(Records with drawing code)
::::::::

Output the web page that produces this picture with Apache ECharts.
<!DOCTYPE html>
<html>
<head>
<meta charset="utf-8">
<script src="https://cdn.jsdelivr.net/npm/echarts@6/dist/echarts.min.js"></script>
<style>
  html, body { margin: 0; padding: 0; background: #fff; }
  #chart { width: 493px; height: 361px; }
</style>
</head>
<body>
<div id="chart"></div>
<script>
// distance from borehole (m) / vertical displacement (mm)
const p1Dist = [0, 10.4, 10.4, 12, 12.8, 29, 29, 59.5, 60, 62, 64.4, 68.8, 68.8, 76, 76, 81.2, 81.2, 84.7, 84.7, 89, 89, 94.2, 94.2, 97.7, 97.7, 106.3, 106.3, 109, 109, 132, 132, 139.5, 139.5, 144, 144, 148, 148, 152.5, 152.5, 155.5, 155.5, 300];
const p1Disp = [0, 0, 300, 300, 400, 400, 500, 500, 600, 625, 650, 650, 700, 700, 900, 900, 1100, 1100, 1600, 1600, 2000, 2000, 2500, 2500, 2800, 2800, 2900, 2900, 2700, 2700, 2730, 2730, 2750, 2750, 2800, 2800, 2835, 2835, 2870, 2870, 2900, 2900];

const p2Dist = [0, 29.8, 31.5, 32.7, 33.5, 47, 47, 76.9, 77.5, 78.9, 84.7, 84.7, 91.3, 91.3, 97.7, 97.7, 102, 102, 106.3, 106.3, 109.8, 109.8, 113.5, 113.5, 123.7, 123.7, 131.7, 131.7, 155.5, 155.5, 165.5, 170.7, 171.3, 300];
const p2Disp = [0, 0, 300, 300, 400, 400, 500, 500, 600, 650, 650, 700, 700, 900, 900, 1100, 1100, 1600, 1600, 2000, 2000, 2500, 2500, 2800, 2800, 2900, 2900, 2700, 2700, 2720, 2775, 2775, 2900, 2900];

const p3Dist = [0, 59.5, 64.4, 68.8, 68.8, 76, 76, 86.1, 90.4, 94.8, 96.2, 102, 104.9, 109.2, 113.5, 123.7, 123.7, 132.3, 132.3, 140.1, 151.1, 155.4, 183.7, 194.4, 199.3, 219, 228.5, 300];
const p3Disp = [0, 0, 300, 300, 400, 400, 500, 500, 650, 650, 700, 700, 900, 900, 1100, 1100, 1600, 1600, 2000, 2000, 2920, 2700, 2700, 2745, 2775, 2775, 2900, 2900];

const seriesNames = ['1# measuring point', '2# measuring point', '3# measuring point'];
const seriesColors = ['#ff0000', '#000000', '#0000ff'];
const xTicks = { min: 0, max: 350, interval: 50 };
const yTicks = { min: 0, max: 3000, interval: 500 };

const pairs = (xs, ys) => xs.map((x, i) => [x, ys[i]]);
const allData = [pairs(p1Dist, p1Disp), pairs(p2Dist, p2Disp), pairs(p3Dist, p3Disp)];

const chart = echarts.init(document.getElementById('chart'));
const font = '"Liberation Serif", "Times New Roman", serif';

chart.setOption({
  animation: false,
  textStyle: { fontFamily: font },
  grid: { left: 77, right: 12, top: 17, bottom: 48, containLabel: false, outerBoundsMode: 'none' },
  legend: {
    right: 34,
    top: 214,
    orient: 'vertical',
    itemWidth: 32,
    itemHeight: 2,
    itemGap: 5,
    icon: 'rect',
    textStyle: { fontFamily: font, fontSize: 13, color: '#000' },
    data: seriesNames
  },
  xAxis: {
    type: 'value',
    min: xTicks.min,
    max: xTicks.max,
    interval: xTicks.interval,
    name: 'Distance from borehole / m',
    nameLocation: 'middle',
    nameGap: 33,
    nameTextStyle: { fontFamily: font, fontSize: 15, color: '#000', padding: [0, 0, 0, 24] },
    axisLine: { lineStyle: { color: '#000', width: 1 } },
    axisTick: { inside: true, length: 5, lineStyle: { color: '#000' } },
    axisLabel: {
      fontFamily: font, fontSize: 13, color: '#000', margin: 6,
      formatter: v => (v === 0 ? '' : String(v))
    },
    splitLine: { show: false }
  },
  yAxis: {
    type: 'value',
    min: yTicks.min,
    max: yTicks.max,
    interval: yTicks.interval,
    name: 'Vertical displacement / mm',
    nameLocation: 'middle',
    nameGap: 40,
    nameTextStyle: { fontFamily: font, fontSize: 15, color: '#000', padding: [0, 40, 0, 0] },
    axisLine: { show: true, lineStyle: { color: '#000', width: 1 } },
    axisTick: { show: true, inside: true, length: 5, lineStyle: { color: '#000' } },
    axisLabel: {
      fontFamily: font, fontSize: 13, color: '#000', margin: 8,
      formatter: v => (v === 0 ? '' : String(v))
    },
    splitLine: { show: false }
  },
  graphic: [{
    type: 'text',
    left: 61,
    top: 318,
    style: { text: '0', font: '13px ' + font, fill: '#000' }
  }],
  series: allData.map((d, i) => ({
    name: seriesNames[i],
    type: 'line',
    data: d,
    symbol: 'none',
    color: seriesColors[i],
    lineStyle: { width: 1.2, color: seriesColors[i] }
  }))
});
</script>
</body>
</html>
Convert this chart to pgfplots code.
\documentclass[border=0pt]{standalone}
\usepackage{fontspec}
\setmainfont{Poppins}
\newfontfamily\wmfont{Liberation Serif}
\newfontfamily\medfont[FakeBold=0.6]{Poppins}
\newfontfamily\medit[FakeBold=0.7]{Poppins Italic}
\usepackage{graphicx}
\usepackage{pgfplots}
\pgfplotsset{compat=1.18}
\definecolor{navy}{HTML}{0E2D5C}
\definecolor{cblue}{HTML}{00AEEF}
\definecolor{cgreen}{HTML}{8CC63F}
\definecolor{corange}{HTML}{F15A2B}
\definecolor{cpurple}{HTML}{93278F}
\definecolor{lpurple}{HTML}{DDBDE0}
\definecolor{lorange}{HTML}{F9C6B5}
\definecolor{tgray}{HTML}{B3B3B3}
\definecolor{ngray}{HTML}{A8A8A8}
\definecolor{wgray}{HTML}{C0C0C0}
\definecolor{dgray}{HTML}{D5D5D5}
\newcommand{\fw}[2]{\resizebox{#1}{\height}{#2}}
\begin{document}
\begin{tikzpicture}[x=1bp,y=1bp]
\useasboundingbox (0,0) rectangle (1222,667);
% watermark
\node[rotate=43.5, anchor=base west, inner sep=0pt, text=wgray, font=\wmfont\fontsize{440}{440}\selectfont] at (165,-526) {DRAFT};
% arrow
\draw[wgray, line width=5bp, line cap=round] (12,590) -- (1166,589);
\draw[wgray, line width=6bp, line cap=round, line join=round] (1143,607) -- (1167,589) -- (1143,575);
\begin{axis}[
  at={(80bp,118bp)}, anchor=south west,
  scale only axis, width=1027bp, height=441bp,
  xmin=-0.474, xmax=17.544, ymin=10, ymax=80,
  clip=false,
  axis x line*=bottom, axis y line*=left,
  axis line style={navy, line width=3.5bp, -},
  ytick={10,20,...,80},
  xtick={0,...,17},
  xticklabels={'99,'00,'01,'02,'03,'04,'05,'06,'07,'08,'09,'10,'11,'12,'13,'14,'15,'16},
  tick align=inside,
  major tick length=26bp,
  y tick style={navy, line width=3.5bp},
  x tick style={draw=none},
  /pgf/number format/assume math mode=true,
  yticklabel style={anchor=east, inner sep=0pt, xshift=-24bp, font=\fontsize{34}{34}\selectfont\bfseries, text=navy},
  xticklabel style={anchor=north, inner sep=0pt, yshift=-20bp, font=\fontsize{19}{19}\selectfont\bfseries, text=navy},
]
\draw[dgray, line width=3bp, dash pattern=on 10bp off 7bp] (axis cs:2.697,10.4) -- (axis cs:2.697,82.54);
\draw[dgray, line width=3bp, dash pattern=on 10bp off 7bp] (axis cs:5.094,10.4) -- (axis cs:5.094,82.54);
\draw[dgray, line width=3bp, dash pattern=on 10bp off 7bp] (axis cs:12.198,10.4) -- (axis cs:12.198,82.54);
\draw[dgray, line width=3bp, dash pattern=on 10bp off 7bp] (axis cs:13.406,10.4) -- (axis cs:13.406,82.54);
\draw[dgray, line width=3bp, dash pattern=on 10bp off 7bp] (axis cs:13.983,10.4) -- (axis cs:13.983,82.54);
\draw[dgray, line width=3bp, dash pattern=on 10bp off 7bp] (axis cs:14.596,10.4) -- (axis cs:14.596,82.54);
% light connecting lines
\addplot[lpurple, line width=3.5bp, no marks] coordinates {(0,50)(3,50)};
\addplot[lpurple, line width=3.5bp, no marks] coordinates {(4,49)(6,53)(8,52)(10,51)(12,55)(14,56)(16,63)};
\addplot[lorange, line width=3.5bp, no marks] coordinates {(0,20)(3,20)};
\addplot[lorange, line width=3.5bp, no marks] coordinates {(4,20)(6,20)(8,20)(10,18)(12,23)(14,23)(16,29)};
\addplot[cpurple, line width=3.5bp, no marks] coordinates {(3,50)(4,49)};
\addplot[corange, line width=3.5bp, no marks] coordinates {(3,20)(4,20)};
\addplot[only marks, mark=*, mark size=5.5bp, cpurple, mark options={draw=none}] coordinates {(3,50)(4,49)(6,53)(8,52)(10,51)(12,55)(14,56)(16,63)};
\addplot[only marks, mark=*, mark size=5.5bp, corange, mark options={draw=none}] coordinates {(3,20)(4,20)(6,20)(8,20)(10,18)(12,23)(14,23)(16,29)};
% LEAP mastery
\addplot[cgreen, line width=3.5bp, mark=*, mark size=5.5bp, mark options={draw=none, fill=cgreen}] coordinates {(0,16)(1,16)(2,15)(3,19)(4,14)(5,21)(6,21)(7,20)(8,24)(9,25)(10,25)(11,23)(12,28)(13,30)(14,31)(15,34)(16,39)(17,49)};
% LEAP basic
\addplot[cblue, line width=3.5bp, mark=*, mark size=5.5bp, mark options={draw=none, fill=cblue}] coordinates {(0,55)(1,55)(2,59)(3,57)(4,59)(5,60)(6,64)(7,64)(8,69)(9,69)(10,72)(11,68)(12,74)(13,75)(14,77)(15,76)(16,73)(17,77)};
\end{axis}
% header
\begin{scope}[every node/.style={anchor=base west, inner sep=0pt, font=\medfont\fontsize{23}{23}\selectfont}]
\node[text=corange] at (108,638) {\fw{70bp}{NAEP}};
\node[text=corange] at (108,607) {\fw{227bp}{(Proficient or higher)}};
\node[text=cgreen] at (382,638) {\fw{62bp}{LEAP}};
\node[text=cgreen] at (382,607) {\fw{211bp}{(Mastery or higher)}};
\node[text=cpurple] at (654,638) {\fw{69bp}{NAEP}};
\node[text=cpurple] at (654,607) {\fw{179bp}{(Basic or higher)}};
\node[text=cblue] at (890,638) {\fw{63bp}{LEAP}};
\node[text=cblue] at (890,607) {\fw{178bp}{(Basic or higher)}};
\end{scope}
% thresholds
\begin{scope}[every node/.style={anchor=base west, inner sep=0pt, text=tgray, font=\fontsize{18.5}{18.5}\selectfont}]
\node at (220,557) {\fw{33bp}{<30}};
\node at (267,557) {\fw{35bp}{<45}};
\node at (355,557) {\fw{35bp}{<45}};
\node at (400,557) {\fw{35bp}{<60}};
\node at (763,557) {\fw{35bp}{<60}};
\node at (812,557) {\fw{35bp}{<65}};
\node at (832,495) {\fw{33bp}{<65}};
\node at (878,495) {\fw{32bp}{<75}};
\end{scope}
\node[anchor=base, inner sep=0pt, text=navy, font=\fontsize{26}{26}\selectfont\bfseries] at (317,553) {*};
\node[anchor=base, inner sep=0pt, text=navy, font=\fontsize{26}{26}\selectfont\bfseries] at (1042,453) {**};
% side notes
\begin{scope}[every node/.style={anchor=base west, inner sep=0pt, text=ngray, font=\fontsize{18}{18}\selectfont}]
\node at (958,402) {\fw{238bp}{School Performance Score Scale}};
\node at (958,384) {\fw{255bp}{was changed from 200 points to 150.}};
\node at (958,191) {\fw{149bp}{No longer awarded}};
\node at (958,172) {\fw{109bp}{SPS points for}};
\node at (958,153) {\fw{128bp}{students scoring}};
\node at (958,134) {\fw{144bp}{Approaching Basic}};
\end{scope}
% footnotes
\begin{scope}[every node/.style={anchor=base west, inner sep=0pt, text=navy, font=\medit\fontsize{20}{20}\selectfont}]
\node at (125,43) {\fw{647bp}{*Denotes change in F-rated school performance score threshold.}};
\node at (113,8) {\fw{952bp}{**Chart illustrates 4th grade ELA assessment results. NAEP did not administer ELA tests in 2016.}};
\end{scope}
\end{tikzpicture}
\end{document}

::::::::

• EXERCISE AIM: Print only the lines from the top of the data above down to the line holding "2745, 2775, 2775, 2900, 2900];", inclusive.

• RESULT FOR THIS EXERCISE:
Output the web page that produces this picture with Apache ECharts.
<!DOCTYPE html>
<html>
<head>
<meta charset="utf-8">
<script src="https://cdn.jsdelivr.net/npm/echarts@6/dist/echarts.min.js"></script>
<style>
  html, body { margin: 0; padding: 0; background: #fff; }
  #chart { width: 493px; height: 361px; }
</style>
</head>
<body>
<div id="chart"></div>
<script>
// distance from borehole (m) / vertical displacement (mm)
const p1Dist = [0, 10.4, 10.4, 12, 12.8, 29, 29, 59.5, 60, 62, 64.4, 68.8, 68.8, 76, 76, 81.2, 81.2, 84.7, 84.7, 89, 89, 94.2, 94.2, 97.7, 97.7, 106.3, 106.3, 109, 109, 132, 132, 139.5, 139.5, 144, 144, 148, 148, 152.5, 152.5, 155.5, 155.5, 300];
const p1Disp = [0, 0, 300, 300, 400, 400, 500, 500, 600, 625, 650, 650, 700, 700, 900, 900, 1100, 1100, 1600, 1600, 2000, 2000, 2500, 2500, 2800, 2800, 2900, 2900, 2700, 2700, 2730, 2730, 2750, 2750, 2800, 2800, 2835, 2835, 2870, 2870, 2900, 2900];

const p2Dist = [0, 29.8, 31.5, 32.7, 33.5, 47, 47, 76.9, 77.5, 78.9, 84.7, 84.7, 91.3, 91.3, 97.7, 97.7, 102, 102, 106.3, 106.3, 109.8, 109.8, 113.5, 113.5, 123.7, 123.7, 131.7, 131.7, 155.5, 155.5, 165.5, 170.7, 171.3, 300];
const p2Disp = [0, 0, 300, 300, 400, 400, 500, 500, 600, 650, 650, 700, 700, 900, 900, 1100, 1100, 1600, 1600, 2000, 2000, 2500, 2500, 2800, 2800, 2900, 2900, 2700, 2700, 2720, 2775, 2775, 2900, 2900];

const p3Dist = [0, 59.5, 64.4, 68.8, 68.8, 76, 76, 86.1, 90.4, 94.8, 96.2, 102, 104.9, 109.2, 113.5, 123.7, 123.7, 132.3, 132.3, 140.1, 151.1, 155.4, 183.7, 194.4, 199.3, 219, 228.5, 300];
const p3Disp = [0, 0, 300, 300, 400, 400, 500, 500, 650, 650, 700, 700, 900, 900, 1100, 1100, 1600, 1600, 2000, 2000, 2920, 2700, 2700, 2745, 2775, 2775, 2900, 2900];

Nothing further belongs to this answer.